I know this goes further the language used in this forum but I don't know where to search.

:eek:
 
  • L'irlandais

    Senior Member
    Ireland: English-speaking ♂
    Hello Pearl,
    Long time without an answer. It's Welsh for the number 16 : un ar bymtheg - literally one on five-ten
    17 would be something like dwy ar bymtheg , though perhaps a native speaker might confirm that.
     

    Gerontius

    New Member
    English - Britain
    17 in Welsh is dau/dwy ar bymtheg in the traditional form, but in modern teaching a decimal system is usually used, and in this 17 is un deg saith.

    I cannot help you with Gaelic.
     

    L'irlandais

    Senior Member
    Ireland: English-speaking ♂
    Hello Gerontius,
    Welcome to the forums.
    As Chaucer already pointed out, there are " many Gaelics". I suspect that Pearl has mixed up the two branches of the "Insular Celtic" language family.
    The original question was about the Welsh dwy ar bymtheg (17).
    In Irish ithe number would be seacht déag, however I don't believe it's what Pearl was looking for.
     

    franc 91

    Senior Member
    English - GB
    I remember explaining this way of counting in Welsh - (I realise it has been simplified since) - to some French people, only to be told quite emphatically that I was counting according to Roman numerals ie II + XV. (In Breton they still have two-twenty, three-twenty and quatre-vingts).
     

    Gerontius

    New Member
    English - Britain
    Likewise in the traditional Welsh system, 20 is ugain, 40 is deugain (= dau ugain, two twenties) 60 is trigain (tri ugain) and 80 is pedwar ugain. So 30 is deg ar hugain, (ten on twenty) 50 is deg a deugain, 70 is deg a thrigain (some tricky mutations there!)

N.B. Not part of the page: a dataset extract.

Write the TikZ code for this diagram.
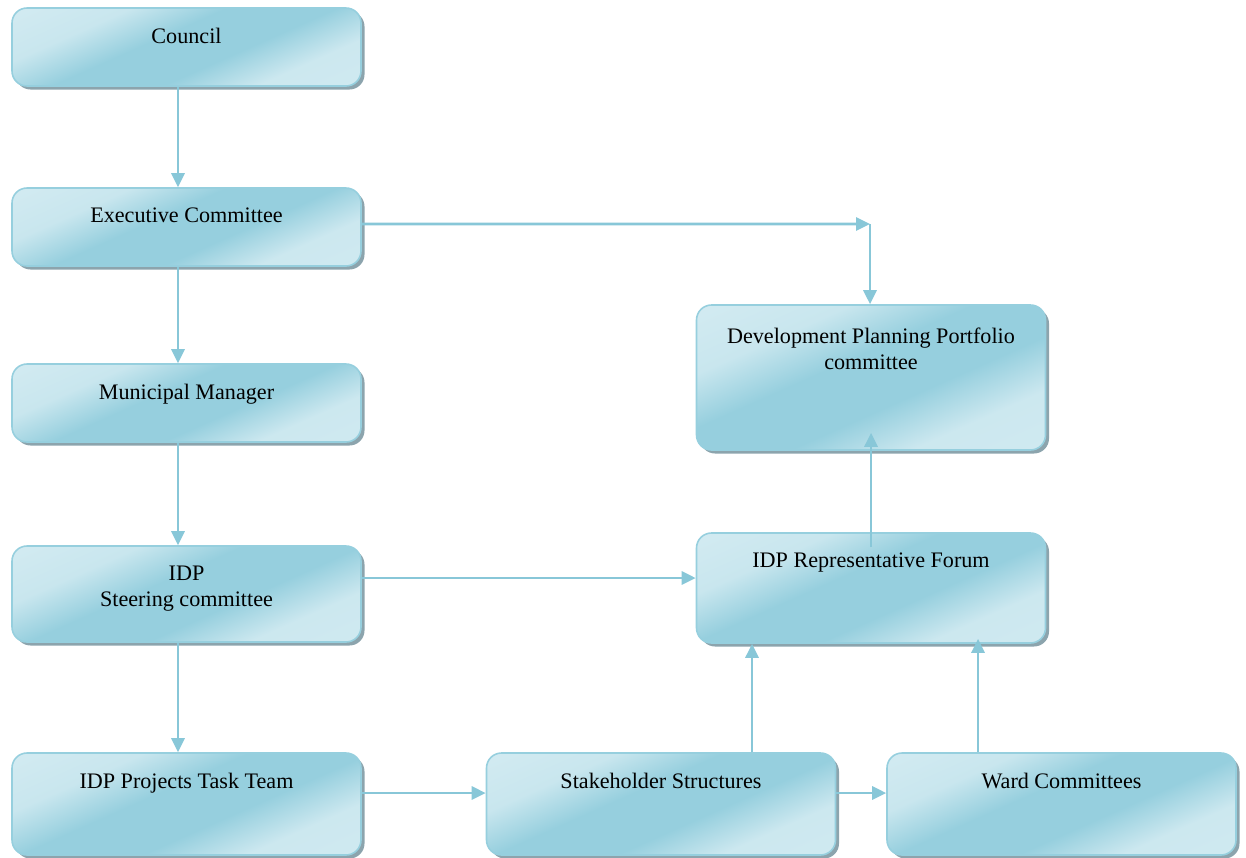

    The modern trend is to use the decimal forms dau ddeg, tri deg, pedwar deg, pum deg, chwe deg, etc.

    I don't know about the Roman idea though. I can see that XVII is two on fifteen / dau (dwy) ar bymtheg, but the Romans counted in tens, not twenties. Latin viginti (20) and Welsh ugain are probably related, but triginta is 30, not trigain, 60.